White learns that during the hospital meeting with Bill, James Shoun was named executor of Rita’s valuable estate. Prosecutors question the Shouns about Bill’s lucidity at the time that he signed these legal papers. White realizes that corruption is a feature of these inter-related cases at every level. Guardianship, sometimes called the “Indian business,” provided ample opportunities for theft and embezzlement. Many of the schemes were as lethal as they were brazen. The Osage were fully aware of them but had little power to stop them. They knew that their wealth lured unscrupulous white men (and women) with better access to government bureaucracies and the levers of power. 

Analysis  

Grann introduces a pause into this section, after White identifies his main antagonist, by turning back to his youth and detailing how he became the man he did. Choosing this moment to provide this important contextual information introduces, but more importantly, extends the suspense that has been carefully established as White identifies his target. Tom’s organizing moral principles, most especially his understanding of the law’s role in controlling the passions, sets up a potent contrast with Hale, a man who allows his greed to overwhelm all his better impulses. Readers can thus better compare White, a man who spends his life committed to justice and protecting a community, to Hale, a man dedicated to his own success and flourishing. While the book never questions the value of hard work—White’s father moved west to make a better life for himself and his family—it does underscore the ease with which determination can yield to corruption, both in Hale and Hoover. 

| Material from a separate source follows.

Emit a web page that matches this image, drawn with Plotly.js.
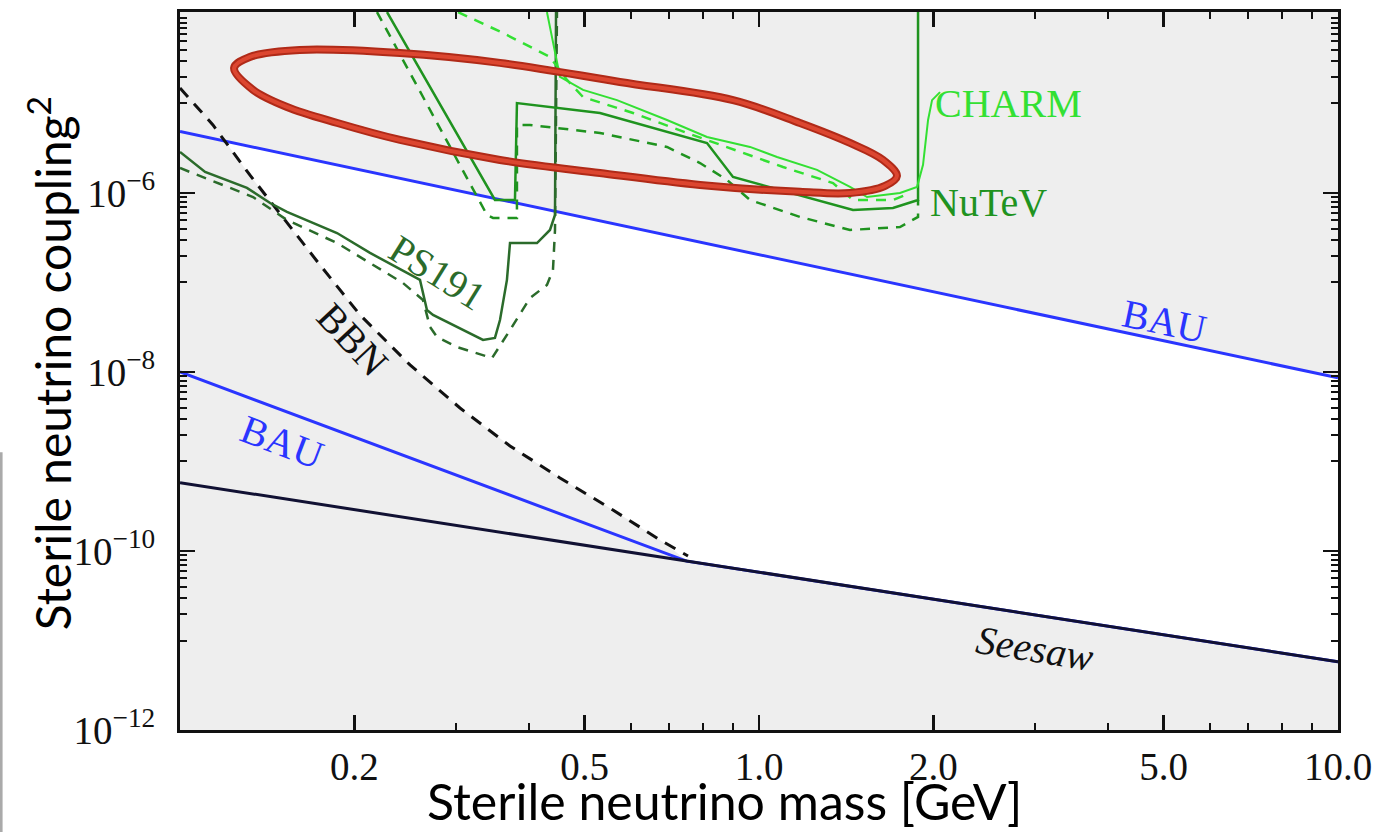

This concern is examined further in the discussion of the “Indian business.” Although Hale may be White’s antagonist, the criminal conspiracy, White learns, includes all the prominent members of the community. They prey systematically on the Osage, and using various bureaucracies—legal, financial, governmental—as weapons against the Native Americans. Fueled by racism and greed and supported by their easy access to the levers of power, theirs is also a class war, in which they prevent people with new access to money from being able to use this wealth to better their station or achieve more social or political prominence. The Osage are expected to pay more for what they buy or borrow. In the book’s most searing example, an Osage funeral is said to cost many thousands of dollars more than the comparable funeral for a white person. If headrights are the basis of the Osage wealth, guardianship arrangements are the way that white elites siphon this wealth away from the Native Americans.  

When the narrative jumps back to 1925, it centers White’s increasing focus on Bill Smith—what he might have known and how his lingering death after the explosion complicated plans—and reveals the criminal complicity of the region’s doctors, James and David Shoun. Even though doctors vow to do no harm when they take the Hippocratic Oath, the Shouns work for their own selfish reasons, not the health or well-being of their patients. In Smith’s case, they manipulate his dying moments in order to swindle his family of Rita’s headrights. Smith is a complicated figure—he sometimes hits Rita and was previously married to her sister, Minnie—but is nonetheless not involved in the crimes. Indeed, he is the first to suspect that Lizzie might have been murdered, too. Being a white man does not protect Smith from harm, but it does mean the Shouns must proceed differently. The doctors do provide an important piece of information to the investigation, though, when they admit that Smith named his two main enemies: William Hale and Ernest Burkhart, his brother-in-law. In terms of the narrative, the shift to the Shouns’ role in the Smith case, as with the material about White’s childhood, prolongs the reader’s suspense and delays the key confrontation with Hale.